Import Yelp dataset

harvey_nguyen · February 14, 2019, 4:24am

Hi everybody,

I am reading "A comprehensive Guide to Graph Algorithms in Neo4j" ebook. According to this book, I have downloaded YELP data to experiment some algorithms. However, I cannot import the data into my Neo4j server.
I have followed guides from github (in the book) but errors have happened. Anybody here can help me or you have an yelp-graph-database so that you can upload somewhere?

Thanks for you help,
Harvey Nguyen

lyonwj · February 14, 2019, 5:57am

Can you share the error messages?

There is also a Cypher based import script for the same data here: The Neo4j Graph Data Science Library Manual v2.2 - Neo4j Graph Data Science

dominicvivek06 · February 14, 2019, 6:10am

please, share the error message.

harvey_nguyen · February 14, 2019, 6:14am

Thanks for you reply,
There are different errors, one of them is that

Traceback (most recent call last):
  File "json_to_csv.py", line 51, in <module>
    with open("dataset/businessLocations.json") as business_locations_json, \
FileNotFoundError: [Errno 2] No such file or directory: 'dataset/businessLocations.json'

After extracting the database file, there is no file such as "businessLocations.json". I think this python code is not update. Also on the Yelp website, there is no file like that.

I will try with your suggestion.
Thanks a lot.

mark.needham · February 14, 2019, 9:34am

Hey,

That file is generated by running this command:

python lat_long_expansion.py

Or did you try that already and it didn't work?

harvey_nguyen · February 14, 2019, 9:41am

@mark.needham really?
I have followed the instructions on github

After extracting, I run

python json_to_csv.py

So, we need to change the order ?

mark.needham · February 14, 2019, 10:06am

Yeh I must have those instructions in the wrong order

shivanandiyer · May 9, 2019, 10:32pm

Hi @mark.needham, I tried the python as well as the json file load using cypher and it gets stuck loading user.json. I'm loading it on neo4j desktop.

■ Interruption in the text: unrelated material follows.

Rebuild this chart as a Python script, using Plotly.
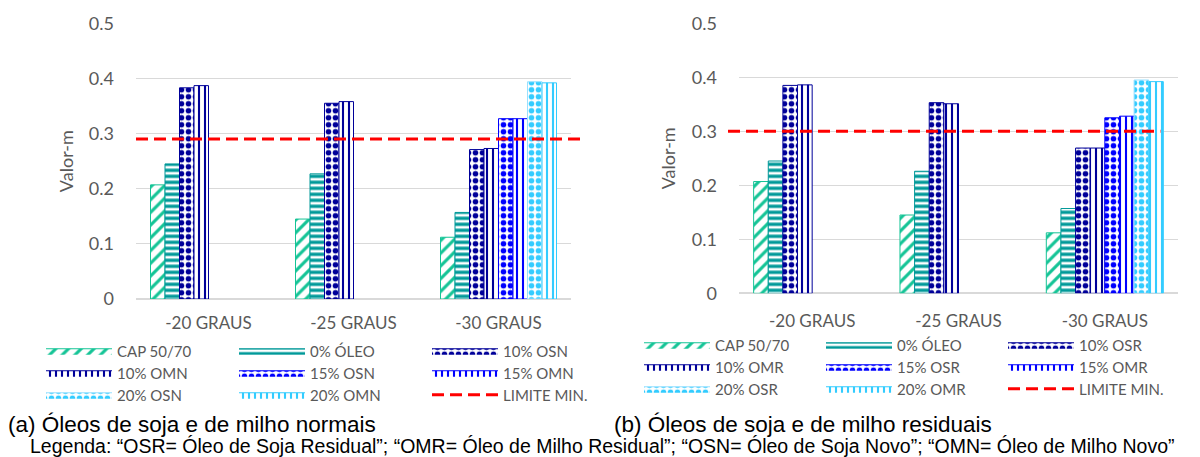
import plotly.graph_objects as go

categories = ["-20 GRAUS", "-25 GRAUS", "-30 GRAUS"]

# (a) normal oils
names_a = ["CAP 50/70", "0% ÓLEO", "10% OSN", "10% OMN", "15% OSN", "15% OMN", "20% OSN", "20% OMN"]
cap_a = [0.207, 0.145, 0.112]
oleo0_a = [0.245, 0.227, 0.157]
osn10 = [0.383, 0.355, 0.271]
omn10 = [0.387, 0.358, 0.273]
osn15 = [None, None, 0.327]
omn15 = [None, None, 0.327]
osn20 = [None, None, 0.394]
omn20 = [None, None, 0.392]
limit_a = 0.29

# (b) residual oils
names_b = ["CAP 50/70", "0% ÓLEO", "10% OSR", "10% OMR", "15% OSR", "15% OMR", "20% OSR", "20% OMR"]
cap_b = [0.207, 0.145, 0.112]
oleo0_b = [0.245, 0.226, 0.157]
osr10 = [0.385, 0.353, 0.269]
omr10 = [0.386, 0.351, 0.269]
osr15 = [None, None, 0.325]
omr15 = [None, None, 0.328]
osr20 = [None, None, 0.395]
omr20 = [None, None, 0.392]
limit_b = 0.30

limit_name = "LIMITE MIN."
caption_a = "(a) Óleos de soja e de milho normais"
caption_b = "(b) Óleos de soja e de milho residuais"
caption_leg = ("Legenda: “OSR= Óleo de Soja Residual”; “OMR= Óleo de Milho Residual”; "
               "“OSN= Óleo de Soja Novo”; “OMN= Óleo de Milho Novo”")

# styles: (fg colour, border colour, shape, size, solidity)
styles = [
    ("#14C496", "#14C496", "/", 9, 0.35),
    ("#009999", "#009999", "-", 6, 0.55),
    ("#000099", "#000099", ".", 7, 0.5),
    ("#000099", "#000099", "|", 6, 0.35),
    ("#0000FF", "#0000FF", ".", 7, 0.5),
    ("#0000FF", "#0000FF", "|", 6, 0.35),
    ("#33CCFF", "#99E0FF", ".", 7, 0.5),
    ("#33CCFF", "#33CCFF", "|", 6, 0.35),
]

FONT = "Lato"
GREY = "#595959"
OFF = 8                      # page body margin of the html page
W, H = 1200 - OFF, 457 - OFF
LIMIT_DASH = dict(color="#FF0000", width=3, dash="12px,6px")
ITEMW = 66


def fx(s):
    return (s - OFF) / W


def fy(s):
    return 1 - (s - OFF) / H


fig = go.Figure()

series_a = [cap_a, oleo0_a, osn10, omn10, osn15, omn15, osn20, omn20]
series_b = [cap_b, oleo0_b, osr10, omr10, osr15, omr15, osr20, omr20]

# each panel's legend is split in three rows (3 legends) so that it wraps like the reference
panels = [
    (names_a, series_a, "x", "y", ["legend", "legend2", "legend3"]),
    (names_b, series_b, "x2", "y2", ["legend4", "legend5", "legend6"]),
]
for names, series, xa, ya, legs in panels:
    for i, (name, vals, st) in enumerate(zip(names, series, styles)):
        fg, border, shape, size, sol = st
        pat = dict(shape=shape, fgcolor=fg, bgcolor="white", size=size, solidity=sol, fillmode="replace")
        fig.add_trace(go.Bar(
            x=categories, y=vals, name=name, xaxis=xa, yaxis=ya, showlegend=False,
            legendgroup=f"{xa}-{name}",
            marker=dict(color=fg, line=dict(color=border, width=1), pattern=pat),
        ))
        # legend-only entry giving a wide patterned swatch like the reference
        fig.add_trace(go.Scatter(
            x=[None], y=[None], name=name, xaxis=xa, yaxis=ya, legend=legs[i // 3],
            legendgroup=f"{xa}-{name}", mode="lines", fill="toself",
            fillcolor=fg, fillpattern=pat, line=dict(color=border, width=1),
        ))
    fig.add_trace(go.Scatter(
        x=[None], y=[None], mode="lines", name=limit_name, xaxis=xa, yaxis=ya, legend=legs[2],
        line=LIMIT_DASH,
    ))

# limit lines
fig.add_shape(type="line", xref="x domain", yref="y", x0=0, x1=1.023, y0=limit_a, y1=limit_a,
              line=LIMIT_DASH)
fig.add_shape(type="line", xref="x2 domain", yref="y2", x0=-0.025, x1=0.96, y0=limit_b, y1=limit_b,
              line=LIMIT_DASH)


def y_axis(standoff):
    return dict(range=[0, 0.5], dtick=0.1, showgrid=True, gridcolor="#D9D9D9", gridwidth=1,
                zeroline=True, zerolinecolor="#D9D9D9", zerolinewidth=2,
                tickfont=dict(family=FONT, size=18, color=GREY), ticks="",
                ticklabelstandoff=21, showline=False,
                title=dict(text="Valor-m", font=dict(family=FONT, size=18, color=GREY), standoff=standoff))


def x_axis(standoff):
    return dict(showgrid=False, zeroline=False, ticks="", showline=False,
                tickfont=dict(family=FONT, size=17, color=GREY), ticklabelstandoff=standoff)


legend_common = dict(orientation="h", xanchor="left", yanchor="middle", itemwidth=ITEMW,
                     entrywidthmode="pixels", font=dict(family=FONT, size=15, color=GREY),
                     bgcolor="rgba(0,0,0,0)", traceorder="normal", itemclick=False,
                     itemdoubleclick=False, borderwidth=0)

legend_layout = {}
rows_a = [351, 373, 395]
rows_b = [345, 367, 389]
for k, yc in enumerate(rows_a):
    key = "legend" if k == 0 else f"legend{k + 1}"
    legend_layout[key] = dict(x=fx(117 - ITEMW - 10), y=fy(yc), entrywidth=193 - 5 - ITEMW - 10,
                              **legend_common)
for k, yc in enumerate(rows_b):
    key = f"legend{k + 4}"
    legend_layout[key] = dict(x=fx(715 - ITEMW - 10), y=fy(yc), entrywidth=182 - 5 - ITEMW - 10,
                              **legend_common)

fig.update_layout(
    width=W, height=H, margin=dict(l=0, r=0, t=0, b=0, autoexpand=False),
    paper_bgcolor="white", plot_bgcolor="white",
    barmode="group", bargap=0.2, bargroupgap=0,
    xaxis=dict(domain=[fx(136), fx(571)], anchor="y", **x_axis(12)),
    yaxis=dict(domain=[fy(299), fy(23.3)], anchor="x", **y_axis(10)),
    xaxis2=dict(domain=[fx(739), fx(1178)], anchor="y2", **x_axis(16)),
    yaxis2=dict(domain=[fy(293.3), fy(23.3)], anchor="x2", **y_axis(11)),
    showlegend=True,
    annotations=[
        dict(text=caption_a, xref="paper", yref="paper", x=fx(6), y=fy(424),
             xanchor="left", yanchor="middle", showarrow=False,
             font=dict(family="Liberation Sans", size=22.5, color="black")),
        dict(text=caption_b, xref="paper", yref="paper", x=fx(612), y=fy(424),
             xanchor="left", yanchor="middle", showarrow=False,
             font=dict(family="Liberation Sans", size=22.5, color="black")),
        dict(text=caption_leg, xref="paper", yref="paper", x=fx(28), y=fy(446),
             xanchor="left", yanchor="middle", showarrow=False,
             font=dict(family="Liberation Sans", size=19.5, color="black")),
    ],
    **legend_layout,
)

fig.write_html("out.html")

mark.needham · May 10, 2019, 7:16am

Is there an error message / more info that you can share?

shivanandiyer · May 10, 2019, 2:23pm

Hi @mark.needham, this is the error I'm getting while running the json to csv.

Traceback (most recent call last):
File "json_to_csv.py", line 109, in
for category in item["categories"]:
TypeError: 'NoneType' object is not iterable

Tried installing the libraries from requirements.txt and had errors with pkg-resources and PyYAML.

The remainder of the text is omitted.